▶ [GOAL]:
In the listing that follows, retype every line from the first through the one containing "plt.rcParams['mathtext.sf'] = 'Liberation". Pictures are to be left out.

▶ [AVAILABLE DATA]:
__________

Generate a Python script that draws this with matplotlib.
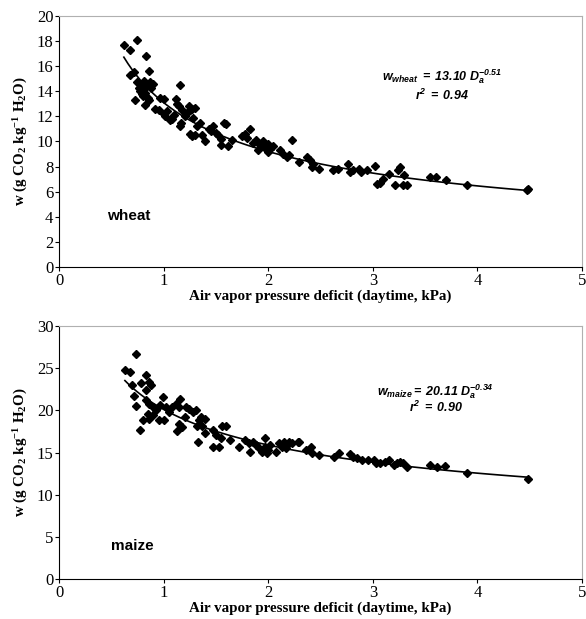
import numpy as np
import matplotlib
matplotlib.use("Agg")
import matplotlib.pyplot as plt

plt.rcParams['mathtext.fontset'] = 'custom'
plt.rcParams['mathtext.rm'] = 'Liberation Serif:bold'
plt.rcParams['mathtext.bf'] = 'Liberation Serif:bold'
plt.rcParams['mathtext.it'] = 'Liberation Serif:bold:italic'
plt.rcParams['mathtext.sf'] = 'Liberation Sans:bold:italic'

# wheat: daytime vapor pressure deficit (kPa) vs w
wheat_x = [0.62, 0.68, 0.75, 0.68, 0.72, 0.73, 0.75, 0.76, 0.77, 0.78, 0.79, 0.80,
           0.81, 0.82, 0.83, 0.84, 0.85, 0.86, 0.82, 0.87, 0.88, 0.90, 0.86, 0.80,
           0.92, 0.96, 0.97, 1.00, 1.00, 1.01, 1.03, 1.06, 1.08, 1.10, 1.12, 1.13,
           1.15, 1.16, 1.16, 1.17, 1.18, 1.20, 1.22, 1.24, 1.25, 1.27, 1.28, 1.30,
           1.25, 1.27, 1.30, 1.32, 1.35, 1.37, 1.40, 1.43, 1.45, 1.47, 1.50, 1.52,
           1.55, 1.58, 1.60, 1.62, 1.65, 1.55, 1.75, 1.78, 1.80, 1.83, 1.85, 1.88,
           1.90, 1.92, 1.95, 1.97, 2.00, 2.00, 2.02, 2.05, 2.11, 2.14, 2.18, 2.23,
           2.20, 2.29, 2.37, 2.40, 2.43, 2.42, 2.49, 2.62, 2.67, 2.76, 2.78, 2.81,
           2.87, 2.89, 2.94, 3.02, 3.04, 3.07, 3.10, 3.15, 3.21, 3.24, 3.26, 3.29,
           3.30, 3.33, 3.55, 3.60, 3.70, 3.90, 4.47, 4.48]
wheat_w = [17.7, 17.3, 18.1, 15.3, 15.5, 13.3, 14.7, 14.3, 14.0, 14.6, 13.8, 14.2,
           14.8, 13.9, 16.8, 14.4, 13.5, 15.6, 12.9, 14.7, 14.3, 14.6, 13.3, 13.6,
           12.6, 12.5, 13.5, 13.4, 12.2, 12.0, 12.4, 11.7, 11.8, 12.1, 13.4, 13.0,
           12.8, 14.5, 11.2, 11.5, 12.5, 12.0, 12.3, 12.8, 12.5, 12.6, 11.9, 12.7,
           10.6, 10.4, 10.5, 11.2, 11.5, 10.5, 10.0, 11.0, 10.8, 11.2, 10.7, 10.5,
           9.7, 11.5, 11.4, 9.6, 10.1, 10.2, 10.4, 10.6, 10.3, 11.0, 9.9, 10.1,
           9.3, 9.7, 10.0, 9.5, 9.8, 9.2, 9.4, 9.6, 9.3, 9.0, 8.8, 10.15,
           8.9, 8.4, 8.8, 8.5, 8.2, 8.0, 7.8, 7.7, 7.8, 8.2, 7.6, 7.7,
           7.8, 7.6, 7.7, 8.05, 6.6, 6.7, 7.0, 7.4, 6.5, 7.7, 7.95, 6.5,
           7.3, 6.5, 7.2, 7.2, 6.9, 6.5, 6.1, 6.25]

# maize
maize_x = [0.63, 0.68, 0.74, 0.72, 0.74, 0.77, 0.70, 0.78, 0.83, 0.86, 0.88, 0.83,
           0.80, 0.85, 0.86, 0.90, 0.83, 0.86, 0.90, 0.93, 0.96, 1.00, 0.99, 0.97,
           1.02, 1.05, 1.08, 1.12, 1.15, 1.16, 1.15, 1.13, 1.18, 1.20, 1.21, 1.24,
           1.28, 1.31, 1.34, 1.32, 1.33, 1.36, 1.40, 1.37, 1.40, 1.47, 1.50, 1.47,
           1.53, 1.55, 1.56, 1.60, 1.63, 1.72, 1.78, 1.82, 1.85, 1.83, 1.88, 1.91,
           1.94, 1.97, 1.97, 1.99, 2.00, 2.02, 2.07, 2.10, 2.13, 2.17, 2.20, 2.23,
           2.28, 2.15, 2.18, 2.29, 2.36, 2.41, 2.42, 2.49, 2.63, 2.68, 2.78, 2.81,
           2.85, 2.90, 2.95, 3.01, 3.03, 3.07, 3.12, 3.15, 3.20, 3.23, 3.26, 3.29,
           3.33, 3.55, 3.61, 3.69, 3.90, 4.48]
maize_w = [24.75, 24.5, 26.7, 21.7, 20.5, 17.7, 23.0, 23.2, 24.2, 23.4, 23.0, 22.4,
           18.8, 19.6, 19.0, 19.4, 21.2, 20.8, 20.4, 20.0, 18.8, 18.8, 21.6, 20.6,
           20.4, 19.8, 20.4, 20.8, 20.4, 21.4, 18.4, 17.5, 18.0, 19.2, 20.4, 20.2,
           19.8, 20.0, 18.8, 18.2, 16.3, 19.2, 19.0, 18.2, 17.3, 17.7, 17.1, 15.7,
           15.7, 16.7, 18.2, 18.2, 16.5, 15.7, 16.5, 16.1, 16.3, 15.1, 15.9, 15.5,
           15.1, 16.7, 15.7, 14.9, 15.3, 15.9, 15.1, 16.1, 15.7, 15.5, 16.3, 16.1,
           16.3, 16.3, 15.9, 16.2, 15.3, 15.7, 14.9, 14.7, 14.5, 14.9, 14.8, 14.5,
           14.3, 14.1, 14.1, 14.1, 13.7, 13.7, 13.9, 14.1, 13.5, 13.7, 13.9, 13.7,
           13.3, 13.5, 13.3, 13.4, 12.6, 11.9]

# power law fits w = a * D^b
wheat_fit = (13.10, -0.51)
maize_fit = (20.11, -0.34)

xticks = [0, 1, 2, 3, 4, 5]
wheat_yticks = [0, 2, 4, 6, 8, 10, 12, 14, 16, 18, 20]
maize_yticks = [0, 5, 10, 15, 20, 25, 30]

fig = plt.figure(figsize=(5.86, 6.19), dpi=100)
ax1 = fig.add_axes([0.1007, 0.5687, 0.8925, 0.4055])
ax2 = fig.add_axes([0.1007, 0.0646, 0.8925, 0.4087])

panels = [
    (ax1, wheat_x, wheat_w, wheat_fit, wheat_yticks, 'wheat',
     r'$\mathsf{w_{wheat}\ =\ 13.10\ D_a^{-0.51}}$', r'$\mathsf{r^2\ =\ 0.94}$',
     (0.46, 4.1), (3.66, 15.2), (3.66, 13.7)),
    (ax2, maize_x, maize_w, maize_fit, maize_yticks, 'maize',
     r'$\mathsf{w_{maize}=\ 20.11\ D_a^{-0.34}}$', r'$\mathsf{r^2\ =\ 0.90}$',
     (0.5, 3.9), (3.6, 22.2), (3.6, 20.3)),
]

for ax, x, w, fit, yt, name, eq, r2, name_pos, eq_pos, r2_pos in panels:
    ax.plot(x, w, linestyle='none', marker='D', markersize=4.5, color='black')
    xs = np.linspace(min(x), max(x), 100)
    ax.plot(xs, fit[0] * xs ** fit[1], color='black', linewidth=1.2)
    ax.set_xlim(0, 5)
    ax.set_ylim(yt[0], yt[-1])
    ax.set_xticks(xticks)
    ax.set_yticks(yt)
    ax.tick_params(direction='out', length=3, width=0.8, labelsize=12, pad=1)
    for lab in ax.get_xticklabels() + ax.get_yticklabels():
        lab.set_fontfamily('Liberation Serif')
    ax.spines['top'].set_color('#b0b0b0')
    ax.spines['right'].set_color('#b0b0b0')
    ax.set_xlabel('Air vapor pressure deficit (daytime, kPa)', fontsize=10.8,
                  fontweight='bold', fontfamily='Liberation Serif', labelpad=1)
    ax.set_ylabel(r'w (g CO$_2$ kg$^{-1}$ H$_2$O)', fontsize=10.8,
                  fontweight='bold', fontfamily='Liberation Serif', labelpad=5)
    ax.text(name_pos[0], name_pos[1], name, fontsize=11, fontweight='bold',
            fontfamily='Liberation Sans', va='center', ha='left')
    ax.text(eq_pos[0], eq_pos[1], eq, fontsize=9, ha='center', va='center')
    ax.text(r2_pos[0], r2_pos[1], r2, fontsize=9, ha='center', va='center')

fig.savefig('out.png', dpi=100)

__________

▶ [COMPLETE OUTPUT]:
Generate a Python script that draws this with matplotlib.
import numpy as np
import matplotlib
matplotlib.use("Agg")
import matplotlib.pyplot as plt

plt.rcParams['mathtext.fontset'] = 'custom'
plt.rcParams['mathtext.rm'] = 'Liberation Serif:bold'
plt.rcParams['mathtext.bf'] = 'Liberation Serif:bold'
plt.rcParams['mathtext.it'] = 'Liberation Serif:bold:italic'
plt.rcParams['mathtext.sf'] = 'Liberation Sans:bold:italic'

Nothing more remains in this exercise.